Portland Academy takes next step with building handover

Portland Academy takes next step with building handover

Portland Academy takes next step with building handover

First published in News
Last updated

THE next step in the Portland Academy journey took place with the handover of the Osprey Quay site.

The new building was handed over from Dorset County Council to the Isle of Portland Aldridge Community Academy (IPACA) yesterday at a VIP event.

The London Organising Committee of the Olympic Games used the site last year as part of the athlete’s village during the sailing events.

The new school was partly used as a dining area.

VIPs, staff and students attended the event at the Lerret Road site.

Now the building has been handed over it will be fitted out to become one of the new bases for the IPACA campus in the next academic year.

The all-through style of education will cater for nursery and reception age children up through to 16 year olds.

There are plans to admit 16-19 year olds in the future.

Students showed off state-of-the-art IT facilities and skills with demonstrations of how they were using the new technologies for learning.

In a display of augmented reality, students held up iPads to pictures students had drawn of themselves- which came to life in the computers with videos of the students talking about themselves and the school.

Other students displayed their skills using Skype by calling students at the Royal School of Dubai to talk about what school and life was like there.

Director of digital learning and innovation, Gary Spracklen, said the new technologies were ‘essential to the Academy moving forward.’ He said: “We want the very best for our pupils.”

Dance students delighted the crowds with a performance and there were speeches from those involved in the academy.

Dorset County council cabinet member for children’s services Toni Coombes said it had been an ‘epic journey’ since 2007 when the county council began its conversation with patron Professor Stephen Heppell.
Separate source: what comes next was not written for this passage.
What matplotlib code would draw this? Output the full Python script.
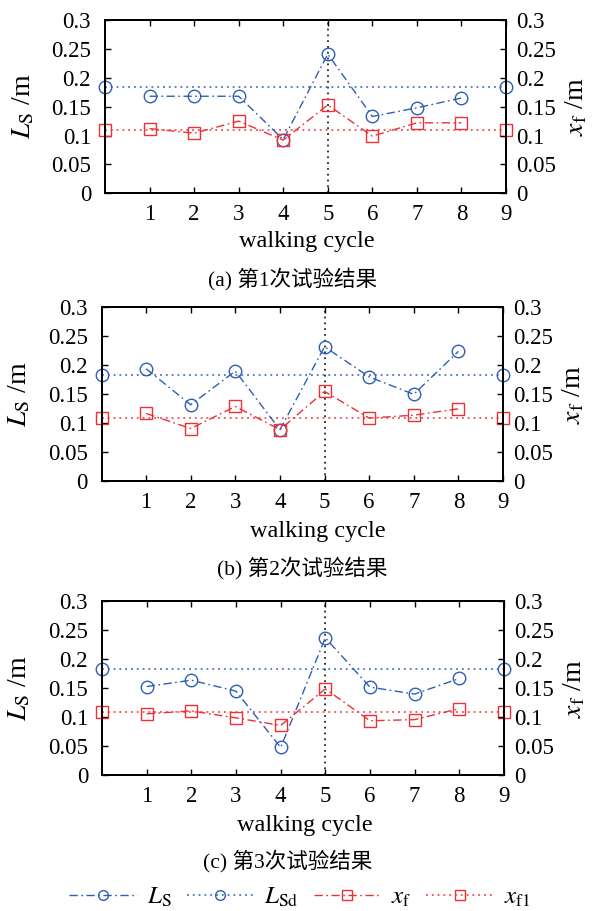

Chief Executive of the county council Debbie Ward said everyone involved in the Academy was committed to working together to make it the ‘best it possibly can be.’ Sir Rod Aldridge, founder of the Aldridge Foundation, said the Academy was all about the students.

He said: “By working together in the way we are, we can do something very special here.”

He added that the Foundation would support the Academy and Principal Alison Appleyard ‘all the way.’ Mrs Appleyard said it was a ‘privilege’ to be the first principal and thanked all those who were involved in creating IPACA.

Mrs Appleyard said they were on a journey, she said: “We will provide something for the children of Portland that will be the envy of the world.”

Professor Heppell said there was the opportunity to build ‘the best school in Europe.’